No es común que un artista internacional, acostumbrado a llenar estadios y a escuchar multitudes coreando su nombre y cantando sus canciones al unísono, se presente ante poco más de doscientas personas. Pero hoy la ocasión lo amerita: Novela, su nuevo disco, grabado entre Madrid y los estudios Abbey Road en Londres, comenzó a gestarse a finales de los años ochenta. Tres décadas después, Páez ha logrado materializarlo gracias a una suma de factores: la madurez musical, la generosidad de su disquera, pero también una convicción personal que lo ha llevado, desde hace años, a emprender una cruzada contra la plastificación masiva y definitiva de la música pop, contra la deriva de la música hacia un mero artículo ornamental.
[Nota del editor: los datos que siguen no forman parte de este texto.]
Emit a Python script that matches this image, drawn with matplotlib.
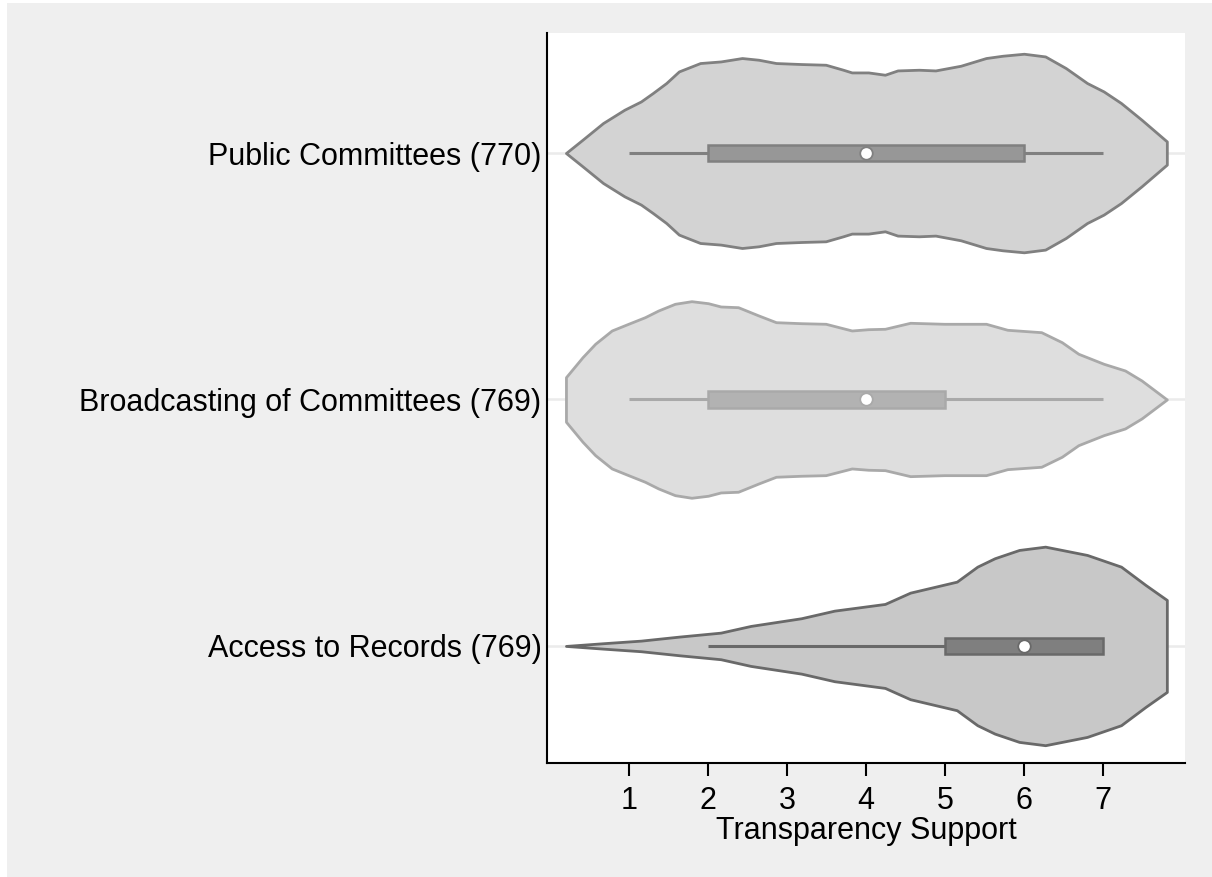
import matplotlib
matplotlib.use("Agg")
import matplotlib.pyplot as plt
from matplotlib.patches import Rectangle
import numpy as np

plt.rcParams['font.family'] = ['Liberation Sans', 'DejaVu Sans']

# ---- data ----
categories = ["Public Committees (770)", "Broadcasting of Committees (769)", "Access to Records (769)"]

# violin outline: x value and relative density (half-width)
public_x = [0.20, 0.41, 0.67, 0.94, 1.15, 1.30, 1.47, 1.63, 1.90, 2.16, 2.43, 2.64, 2.86, 3.18, 3.49,
            3.71, 3.82, 4.03, 4.24, 4.40, 4.67, 4.88, 5.20, 5.52, 5.73, 6.00, 6.27, 6.53, 6.80, 7.01,
            7.23, 7.49, 7.81]
public_d = [0.0, 13.3, 30.0, 43.3, 51.6, 60.0, 70.0, 81.6, 90.0, 91.6, 95.0, 93.3, 90.0, 89.0, 88.3,
            83.3, 80.6, 80.6, 78.3, 82.6, 83.3, 82.6, 87.3, 95.0, 97.3, 99.3, 96.6, 85.0, 70.0, 61.6,
            50.0, 33.3, 11.6]

broad_x = [0.20, 0.41, 0.57, 0.78, 0.99, 1.20, 1.37, 1.58, 1.79, 2.00, 2.16, 2.38, 2.64, 2.86, 3.18,
           3.49, 3.82, 4.03, 4.24, 4.56, 4.99, 5.52, 5.79, 6.22, 6.48, 6.69, 7.01, 7.28, 7.49, 7.81]
broad_d = [22.3, 42.3, 55.7, 69.0, 75.7, 82.3, 89.0, 95.7, 98.3, 96.3, 93.0, 92.3, 84.0, 77.3, 76.3,
           75.7, 69.0, 70.3, 70.7, 76.7, 75.7, 75.7, 69.7, 67.3, 57.3, 45.7, 35.7, 29.0, 19.0, 0.0]

access_x = [0.20, 0.67, 1.15, 1.63, 2.16, 2.54, 3.18, 3.60, 4.24, 4.56, 5.15, 5.41, 5.63, 5.94, 6.27,
            6.80, 7.23, 7.54, 7.81]
access_d = [0.0, 2.7, 5.3, 9.3, 13.3, 20.0, 27.7, 35.3, 42.0, 53.3, 64.3, 79.3, 87.7, 96.0, 99.3,
            91.0, 79.3, 61.0, 46.0]

# box summaries: whisker low, q1, median, q3, whisker high
public_box = [1, 2, 4, 6, 7]
broad_box = [1, 2, 4, 5, 7]
access_box = [2, 5, 6, 7, 7]

xticks = [1, 2, 3, 4, 5, 6, 7]
xlabel = "Transparency Support"

# ---- styles ----
width_scale = 1 / 246.5
fills = ["#D3D3D3", "#DEDEDE", "#C8C8C8"]
edges = ["#808080", "#A9A9A9", "#696969"]
boxfills = ["#979797", "#B2B2B2", "#7F7F7F"]

fig = plt.figure(figsize=(12.12, 8.77), dpi=100, facecolor="white")
fig.patches.append(Rectangle((7 / 1212, 0), 1 - 7 / 1212, 874 / 877, transform=fig.transFigure,
                             facecolor="#EFEFEF", edgecolor="none", zorder=-10))
ax = fig.add_axes([547 / 1212, (877 - 763) / 877, (1185 - 547) / 1212, (763 - 33) / 877])
ax.set_facecolor("white")

outlines = [(public_x, public_d), (broad_x, broad_d), (access_x, access_d)]
boxes = [public_box, broad_box, access_box]

for i, ((xs, ds), bx) in enumerate(zip(outlines, boxes)):
    ax.axhline(i, color="#EBEBEB", lw=1.8, zorder=0)
    xs = np.array(xs)
    ws = np.array(ds) * width_scale
    ax.fill_between(xs, i - ws, i + ws, facecolor=fills[i], edgecolor=edges[i], lw=2.0, zorder=2)
    lo, q1, med, q3, hi = bx
    ax.plot([lo, hi], [i, i], color=edges[i], lw=2.2, zorder=3, solid_capstyle="butt")
    ax.add_patch(Rectangle((q1, i - 0.034), q3 - q1, 0.068, facecolor=boxfills[i],
                           edgecolor=edges[i], lw=1.8, zorder=4))
    ax.plot([med], [i], marker="o", ms=9, mfc="white", mec=edges[i], mew=1.3, zorder=5)

ax.set_xlim(-0.04, 8.04)
ax.set_ylim(2.475, -0.487)
ax.set_yticks(range(len(categories)))
ax.set_yticklabels(categories, fontsize=22)
ax.set_xticks(xticks)
ax.set_xticklabels([str(t) for t in xticks], fontsize=22)
ax.tick_params(axis="y", length=0, pad=4)
ax.tick_params(axis="x", length=9.5, width=1.5, pad=7, color="black")
ax.set_xlabel(xlabel, fontsize=22, labelpad=0)

for s in ["top", "right"]:
    ax.spines[s].set_visible(False)
for s in ["left", "bottom"]:
    ax.spines[s].set_linewidth(1.5)
    ax.spines[s].set_color("black")

fig.savefig("out.png", dpi=100, facecolor="white")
¿Qué ha llevado, por fin, a Páez a culminar un proyecto que durmió durante más de treinta años en el tintero de su creatividad? Todo comenzó en 1988, cuando, intentando sacudirse “el fantasma de un álbum que quisiera nunca haber escrito” —en referencia a Ciudad de pobres corazones— comenzó a trabajar Novela en paralelo a Ey!. Sin embargo, el formato parecía demasiado ambicioso para la época.
Con Quadrophenia de The Who como inspiración lejana, aunque sin abrazar del todo el concepto de ópera rock, Novela se revela como uno de los álbumes más ambiciosos de su carrera. Y también como una declaración de principios: Páez parece ir contracorriente, defendiendo el aspecto universalista de la cultura rock y criticando la invasión extrema de la tecnología en la música.
“El rock es una cultura a la que pertenecemos todas las personas que no permitimos la cancelación. Es una cultura abierta, que llega a todos los márgenes, que no es policiaca, que no es estrictamente académica. Una especie de cultura babilónica. Yo soy un eslabón pequeño de esa cultura del rock que trasciende culturas. El rock es la búsqueda de las libertades.”
Mientras conversa, Páez danza entre conceptos: el tiempo ( “El tiempo hace lo que quiere contigo, por eso: seat and enjoy”) y la música ( “La música acerca a los corazones.”). Y cuando reflexiona sobre su lugar en el mapa musical internacional o su trascendencia, su respuesta a Julyssa López es clara: “Siempre me voy a resistir a eso. Yo creo que hay que mantenerse despierto hasta el último aliento: estudiar, curiosear, estar en la sala de ensayo y en los bares.”
Fito enlaza en una misma frase a Stravinsky, Charly García, Goyeneche y Mahler al hablar del estado actual de la música, la cual se ha visto mermada, dice, gracias a la “democratización tecnológica”: “[Todos ellos] no solo te acompañan, también te provocan. La música se ha vuelto un elemento de confort detrás de nuestras vidas.”
Y tras explicar la portada de Novela, diseñada por el argentino Max Rompo, con la ayuda de una lámina dispuesta en un caballete detrás de él, Páez se dirige al piano, quedando solo en el escenario, frente a las 88 teclas.
Comienza, solemne, la sucesión de canciones, en medio de un silencio sobrecogedor. Las doscientas personas presentes saben que algo está a punto de alterar el curso de la noche, y quizás, también, el de sus propias vidas:
Una versión despojada de “Yo vengo a ofrecer mi corazón”, seguida de una tierna interpretación de “Un vestido y un amor”; “Parte del aire” se transforma en una meditación sobre el amor más allá de la muerte, “La última curda” rinde homenaje a sus raíces. Finalmente, “Mariposa tecknicolor”, un preludio caleidoscópico a su himno definitivo: “El amor después del amor”.
Levanta la cabeza y su torso se balancea; las notas más agudas lo asaltan, pero las domina, sin despegar jamás las manos del piano, sin dejar de mover su pelo plateado. Con acordes prolijos, prueba su propio punto en la música y en su propia historia. Las melodías que Fito crea con su piano, amalgamadas con su canto, parecen ser lo único que le impide elevarse hasta la estratósfera, lo único que lo ata a Manhattan, a esta parte del mundo, a nuestra realidad.
Al final del recital, mientras la pequeña sala se vacía, el Steinway negro permanece en el centro del diminuto escenario, solitario. Fito Páez ya se ha ido —quizá se ha elevado— y la única prueba de que alguna vez estuvo aquí, en Manhattan, en esta sala, frente a nosotros, es ese objeto que ahora marca su ausencia: su piano, el que parece haberlo acompañado toda la vida.